There’s a brilliant line in the current awards contender Trumbo, where producer Frank King (John Goodman) – a purveyor of low rent, fast and cheap genre movies that will never win Oscars – is threatened with exposure for using a screenwriter who’s not allowed to work because he’s on the Hollywood Black List.

 

“Go ahead,” King says, brandishing a baseball bat at the smug WGA lawyer who’s come to his office to issue the threat, “The people who come to my movies can’t fuckin’ read.”

 

If King Brothers Productions was still around, it might well be making movies like Lavalantula. If you’re new to this whole film movement (Sharktopus, Sharknado, etc), it might be an acquired taste – they’re Ed Wood-esque levels of bad in almost every respect, from the script to the effects.

 

From director Mike Mendez (Big Ass Spider, a similarly unambiguous effort) comes the story of earthquakes in Los Angeles that cracks the Earth open in volcanic fissures and issues forth giant lava spewing spiders to lay waste to the city, most Angelenos curiously unfazed as if it’s no more than a slightly inconvenient rainstorm.

 

And it all falls to faded action movie star Colton West (Steve Guttenburg) to save the day. Whether it’s taking command of a hop-on-hop-off bus on its way to Hollywood or dressing up in his old superhero costume to penetrate the den of the monstrous lavalantula queen’s nest in the climax, Guttenburg grits his teeth, cocks his shotgun and knows exactly what kind of film he’s in.

 

So does the production company behind the film (Cinetel Films, whose website lists titles like Stormageddon and Icetastrophe) and the network that originally aired it (SyFy).
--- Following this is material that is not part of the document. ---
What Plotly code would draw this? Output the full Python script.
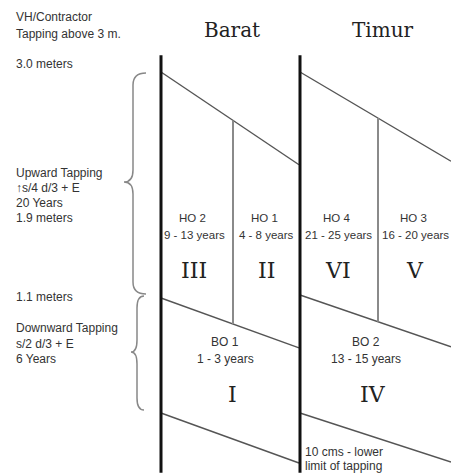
import plotly.graph_objects as go

# ---------------- data (heights in meters on the tree trunk) ----------------
sides = ["Barat", "Timur"]
top_cut_left = [3.0, 3.0]          # upper limit of tapping panel (left end)
top_cut_right = [2.22, 2.25]       # same cut, right end (slanted)
mid_cut_left = [1.10, 1.125]       # change-over height 1.1 m
mid_cut_right = [0.68, 0.69]
low_cut_left = [0.133, 0.133]      # 10 cms lower limit region
low_cut_right = [-0.287, -0.279]
trunk_top = 3.14
trunk_bottom = -0.37

upper_names = [["HO 2", "HO 1"], ["HO 4", "HO 3"]]
upper_years = [["9 - 13 years", "4 - 8 years"], ["21 - 25 years", "16 - 20 years"]]
upper_roman = [["III", "II"], ["VI", "V"]]
lower_names = ["BO 1", "BO 2"]
lower_years = ["1 - 3 years", "13 - 15 years"]
lower_roman = ["I", "IV"]

left_notes_top = ["VH/Contractor", "Tapping above 3 m."]
height_labels = ["3.0 meters", "1.1 meters"]
upward_notes = ["Upward Tapping", "\u2191s/4 d/3 + E", "20 Years", "1.9 meters"]
downward_notes = ["Downward Tapping", "s/2 d/3 + E", "6 Years"]
bottom_note = ["10 cms - lower", "limit of tapping"]

# ---------------- layout constants (pixels) ----------------
W, H = 451, 475
PX_PER_M = 118.95
Y0_PX = 72.0  # pixel row of the 3.0 m mark


def m_at(px):
    return 3.0 - (px - Y0_PX) / PX_PER_M


trunk_x = [161, 300]
right_x = [299, 451]
divider_x = [233, 378]

SANS = "Liberation Sans, Arial, sans-serif"
SERIF = "DejaVu Serif, serif"
TXT = "#333333"

fig = go.Figure()


def line(xs, ys, color, width):
    fig.add_trace(go.Scatter(x=xs, y=ys, mode="lines",
                             line=dict(color=color, width=width),
                             hoverinfo="skip", showlegend=False))


def interp(x, x0, y0, x1, y1):
    return y0 + (y1 - y0) * (x - x0) / (x1 - x0)


for i in range(len(sides)):
    x0, x1 = trunk_x[i], right_x[i]
    line([x0, x1], [top_cut_left[i], top_cut_right[i]], "#555555", 1.4)
    line([x0, x1], [mid_cut_left[i], mid_cut_right[i]], "#555555", 1.4)
    line([x0, x1], [low_cut_left[i], low_cut_right[i]], "#555555", 1.4)
    xd = divider_x[i]
    yd_top = interp(xd, x0, top_cut_left[i], x1, top_cut_right[i])
    yd_bot = interp(xd, x0, mid_cut_left[i], x1, mid_cut_right[i])
    line([xd, xd], [yd_top, yd_bot], "#8a8a8a", 2)

for i in range(len(sides)):
    line([trunk_x[i], trunk_x[i]], [trunk_top, trunk_bottom], "#111111", 3)


# ---------------- braces ----------------
def brace(xv, xtip, xend, ytop_px, ymid_px, ybot_px, r=12):
    p = lambda x, y: f"{x},{m_at(y)}"
    return (f"M {p(xend, ytop_px)} Q {p(xv, ytop_px)} {p(xv, ytop_px + r)} "
            f"L {p(xv, ymid_px - r)} Q {p(xv, ymid_px)} {p(xtip, ymid_px)} "
            f"Q {p(xv, ymid_px)} {p(xv, ymid_px + r)} "
            f"L {p(xv, ybot_px - r)} Q {p(xv, ybot_px)} {p(xend, ybot_px)}")


def px_of(m):
    return Y0_PX + (3.0 - m) * PX_PER_M


shapes = [
    dict(type="path", xref="x", yref="y",
         path=brace(133, 124, 146, px_of(top_cut_left[0]) + 1, 182, px_of(mid_cut_left[0]) - 4),
         line=dict(color="#888888", width=1.5)),
    dict(type="path", xref="x", yref="y",
         path=brace(137, 131, 144, px_of(mid_cut_left[0]) - 2, 352, px_of(low_cut_left[0]) - 3),
         line=dict(color="#888888", width=1.5)),
]

# ---------------- text ----------------
ann = []


def text(s, x, y, size=12, family=SANS, anchor="center", color=TXT):
    ann.append(dict(text=s, x=x / W, y=1 - y / H, xref="paper", yref="paper",
                    xanchor=anchor, yanchor="middle", showarrow=False,
                    font=dict(family=family, size=size, color=color)))


for k, s in enumerate(left_notes_top):
    text(s, 14, 17 + 17 * k, anchor="left")
text(height_labels[0], 14, 64, anchor="left")
for k, s in enumerate(upward_notes):
    text(s, 14, 173 + 15 * k, anchor="left")
text(height_labels[1], 14, 297, anchor="left")
for k, s in enumerate(downward_notes):
    text(s, 14, 328 + 15.5 * k, anchor="left")

header_x = [232, 383]
for i, s in enumerate(sides):
    text(s, header_x[i], 30, size=20, family=SERIF, color="#222222")

upper_x = [[192, 264], [336, 413]]
for i in range(2):
    for j in range(2):
        text(upper_names[i][j], upper_x[i][j], 218, size=11.5)
        text(upper_years[i][j], upper_x[i][j] + 2, 235, size=11.5)
        text(upper_roman[i][j], upper_x[i][j] + 2, 270, size=22, family=SERIF, color="#222222")

lower_x = [225, 366]
roman_x = [232, 373]
for i in range(2):
    text(lower_names[i], lower_x[i], 342)
    text(lower_years[i], lower_x[i], 359)
    text(lower_roman[i], roman_x[i], 394, size=22, family=SERIF, color="#222222")

text(bottom_note[0], 303, 452, anchor="left")
text(bottom_note[1], 303, 466, anchor="left")

fig.update_layout(
    width=W, height=H,
    margin=dict(l=0, r=0, t=0, b=0),
    paper_bgcolor="white", plot_bgcolor="white",
    xaxis=dict(range=[0, W], visible=False, fixedrange=True),
    yaxis=dict(range=[m_at(H), m_at(0)], visible=False, fixedrange=True),
    shapes=shapes, annotations=ann, showlegend=False,
)

fig.write_html("out.html", config={"displayModeBar": False},
               post_script="document.body.style.margin='0';document.body.style.overflow='hidden';")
If you’re in any doubt about where the film’s pitched, watch for the scene where Colton runs into Fin Shephard (Ian Ziering), desperately asking for his help but told by the latter he has a shark problem to deal with.

 

To say Lavalantula and its ilk are formulaic is almost to insult the word ‘formula’. The hero is once again estranged from his wife, misunderstood and believed to be a loser, with a teenage child who’s off fighting the threat facing the city with his friends in their own subplot.

 

But rather than hope you can look past the first-draft script, iMovie-quality special effects, shocking continuity and woeful acting, the movie wants them to be a selling point, something to be laughed with/at among pizza, beer and your least cinematically discriminating friends.

 

Now all the golden-hued serious dramas are crowding cinema screens as they jostle for 2016 Oscar recognition, seeing badly rendered CGI spiders the size of cocker spaniels vomit lava over screaming victims who burn and melt away in hilariously inauthentic death scenes might be just the antidote you need.

 

And if that’s not enough to get you interested, Guttenburg is joined by two of his original Police Academy colleagues, Marion Ramsey and Michael Winslow (the one who used to do sound effects).